Information shown
──────────

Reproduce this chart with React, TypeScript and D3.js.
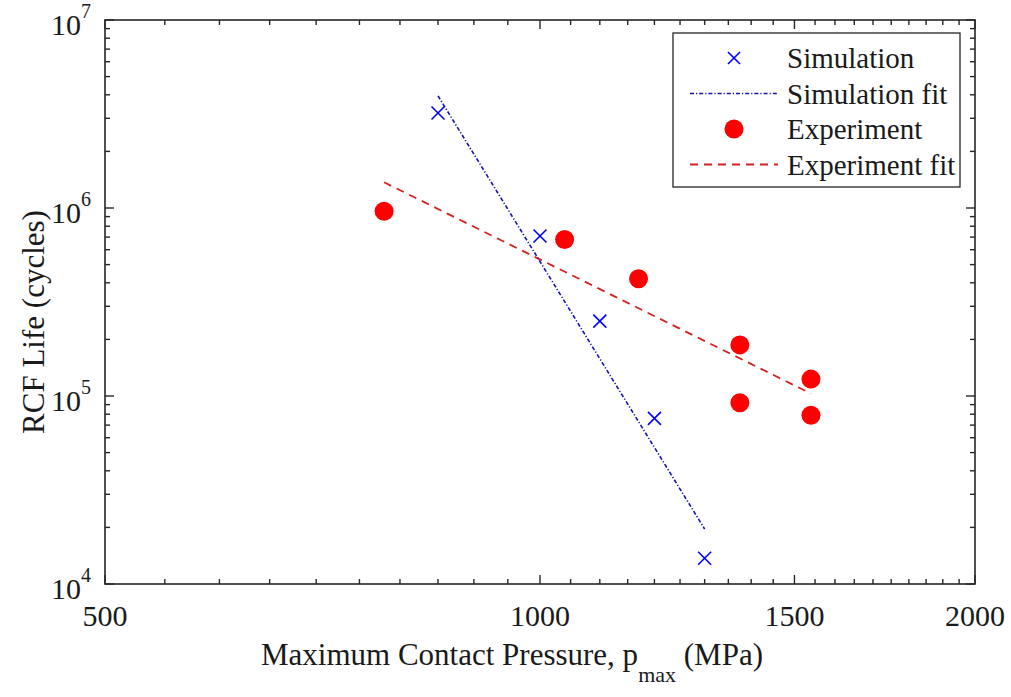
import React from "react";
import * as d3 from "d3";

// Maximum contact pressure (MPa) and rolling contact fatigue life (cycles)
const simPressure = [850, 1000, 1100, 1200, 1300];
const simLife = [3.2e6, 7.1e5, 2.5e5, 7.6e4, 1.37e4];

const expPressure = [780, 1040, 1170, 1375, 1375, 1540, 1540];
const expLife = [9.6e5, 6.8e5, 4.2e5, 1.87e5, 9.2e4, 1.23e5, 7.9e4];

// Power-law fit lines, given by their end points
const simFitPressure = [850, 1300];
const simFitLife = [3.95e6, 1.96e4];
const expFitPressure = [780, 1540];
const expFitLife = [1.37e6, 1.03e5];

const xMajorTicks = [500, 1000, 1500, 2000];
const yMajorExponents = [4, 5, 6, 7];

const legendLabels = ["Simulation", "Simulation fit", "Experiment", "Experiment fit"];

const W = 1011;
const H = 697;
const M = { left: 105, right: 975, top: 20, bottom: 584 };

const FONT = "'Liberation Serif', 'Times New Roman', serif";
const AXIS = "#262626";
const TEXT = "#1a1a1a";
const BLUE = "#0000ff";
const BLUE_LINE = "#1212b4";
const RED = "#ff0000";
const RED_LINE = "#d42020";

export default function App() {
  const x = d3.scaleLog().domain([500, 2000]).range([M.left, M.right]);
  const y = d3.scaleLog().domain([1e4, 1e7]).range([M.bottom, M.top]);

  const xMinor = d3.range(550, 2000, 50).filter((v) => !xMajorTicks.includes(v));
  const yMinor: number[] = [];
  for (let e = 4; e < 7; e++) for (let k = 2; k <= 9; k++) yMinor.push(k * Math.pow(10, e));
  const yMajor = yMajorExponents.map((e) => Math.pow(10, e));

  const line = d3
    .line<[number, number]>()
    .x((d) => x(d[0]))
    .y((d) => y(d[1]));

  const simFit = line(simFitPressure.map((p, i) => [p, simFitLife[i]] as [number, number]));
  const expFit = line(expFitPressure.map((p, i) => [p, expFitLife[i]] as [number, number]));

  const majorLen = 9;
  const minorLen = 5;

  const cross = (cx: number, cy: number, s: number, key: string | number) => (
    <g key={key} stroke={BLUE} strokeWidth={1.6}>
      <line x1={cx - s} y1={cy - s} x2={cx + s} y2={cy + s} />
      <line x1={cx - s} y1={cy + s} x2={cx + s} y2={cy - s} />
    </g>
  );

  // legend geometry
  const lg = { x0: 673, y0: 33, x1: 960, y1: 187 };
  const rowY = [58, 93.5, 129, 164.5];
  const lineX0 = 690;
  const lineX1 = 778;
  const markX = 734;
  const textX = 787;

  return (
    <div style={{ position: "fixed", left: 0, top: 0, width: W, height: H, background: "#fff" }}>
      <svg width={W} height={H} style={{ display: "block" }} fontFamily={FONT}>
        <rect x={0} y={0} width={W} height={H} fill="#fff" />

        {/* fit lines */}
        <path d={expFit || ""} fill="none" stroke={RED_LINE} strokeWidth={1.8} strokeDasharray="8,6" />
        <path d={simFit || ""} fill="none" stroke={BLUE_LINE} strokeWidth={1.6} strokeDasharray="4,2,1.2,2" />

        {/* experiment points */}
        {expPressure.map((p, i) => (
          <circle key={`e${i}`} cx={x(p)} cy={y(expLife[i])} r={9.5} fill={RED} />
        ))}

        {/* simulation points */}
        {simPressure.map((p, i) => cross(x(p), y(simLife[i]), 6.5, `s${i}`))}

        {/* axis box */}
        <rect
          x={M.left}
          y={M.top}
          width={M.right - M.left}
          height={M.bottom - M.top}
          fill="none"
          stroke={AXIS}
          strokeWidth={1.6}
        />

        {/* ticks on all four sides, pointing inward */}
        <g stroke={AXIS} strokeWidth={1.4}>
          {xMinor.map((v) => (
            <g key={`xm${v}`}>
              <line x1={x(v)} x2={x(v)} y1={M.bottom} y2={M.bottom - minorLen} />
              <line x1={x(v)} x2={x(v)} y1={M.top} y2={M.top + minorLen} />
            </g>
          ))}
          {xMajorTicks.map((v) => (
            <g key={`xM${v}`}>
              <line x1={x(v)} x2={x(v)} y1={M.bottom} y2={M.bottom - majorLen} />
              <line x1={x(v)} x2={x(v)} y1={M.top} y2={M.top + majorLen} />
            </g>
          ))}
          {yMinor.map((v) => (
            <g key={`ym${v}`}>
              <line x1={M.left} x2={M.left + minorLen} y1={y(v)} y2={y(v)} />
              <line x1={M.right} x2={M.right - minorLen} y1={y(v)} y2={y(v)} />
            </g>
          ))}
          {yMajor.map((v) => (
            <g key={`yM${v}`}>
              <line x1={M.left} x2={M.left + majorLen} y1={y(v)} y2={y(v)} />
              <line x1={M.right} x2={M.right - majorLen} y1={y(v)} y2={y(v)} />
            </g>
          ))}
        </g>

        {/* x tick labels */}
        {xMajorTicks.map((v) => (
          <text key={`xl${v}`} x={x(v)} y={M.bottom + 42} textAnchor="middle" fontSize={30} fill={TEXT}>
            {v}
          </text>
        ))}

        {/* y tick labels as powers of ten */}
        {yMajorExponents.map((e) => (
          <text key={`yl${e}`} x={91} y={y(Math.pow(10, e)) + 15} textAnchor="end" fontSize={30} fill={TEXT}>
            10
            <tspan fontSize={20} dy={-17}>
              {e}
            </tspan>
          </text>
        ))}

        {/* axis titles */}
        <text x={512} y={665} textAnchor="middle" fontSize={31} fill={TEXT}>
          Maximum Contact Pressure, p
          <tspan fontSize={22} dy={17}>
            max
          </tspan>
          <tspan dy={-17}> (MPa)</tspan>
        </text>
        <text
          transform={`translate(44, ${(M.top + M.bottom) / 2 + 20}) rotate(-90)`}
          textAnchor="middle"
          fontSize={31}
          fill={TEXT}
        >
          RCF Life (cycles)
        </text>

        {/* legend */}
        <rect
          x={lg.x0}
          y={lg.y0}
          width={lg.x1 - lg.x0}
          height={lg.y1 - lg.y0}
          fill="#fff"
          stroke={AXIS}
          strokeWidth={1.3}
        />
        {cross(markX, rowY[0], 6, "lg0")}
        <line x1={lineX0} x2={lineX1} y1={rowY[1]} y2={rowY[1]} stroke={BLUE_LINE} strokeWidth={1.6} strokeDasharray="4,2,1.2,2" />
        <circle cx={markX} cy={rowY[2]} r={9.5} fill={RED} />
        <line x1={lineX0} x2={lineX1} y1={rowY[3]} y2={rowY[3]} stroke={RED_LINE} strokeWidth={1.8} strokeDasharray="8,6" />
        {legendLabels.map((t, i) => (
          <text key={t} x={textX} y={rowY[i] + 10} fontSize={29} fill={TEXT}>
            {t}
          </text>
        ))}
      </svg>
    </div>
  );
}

──────────

Using the listing above, list every line in which the string "React" occurs.

Exercise output
Reproduce this chart with React, TypeScript and D3.js.
import React from "react";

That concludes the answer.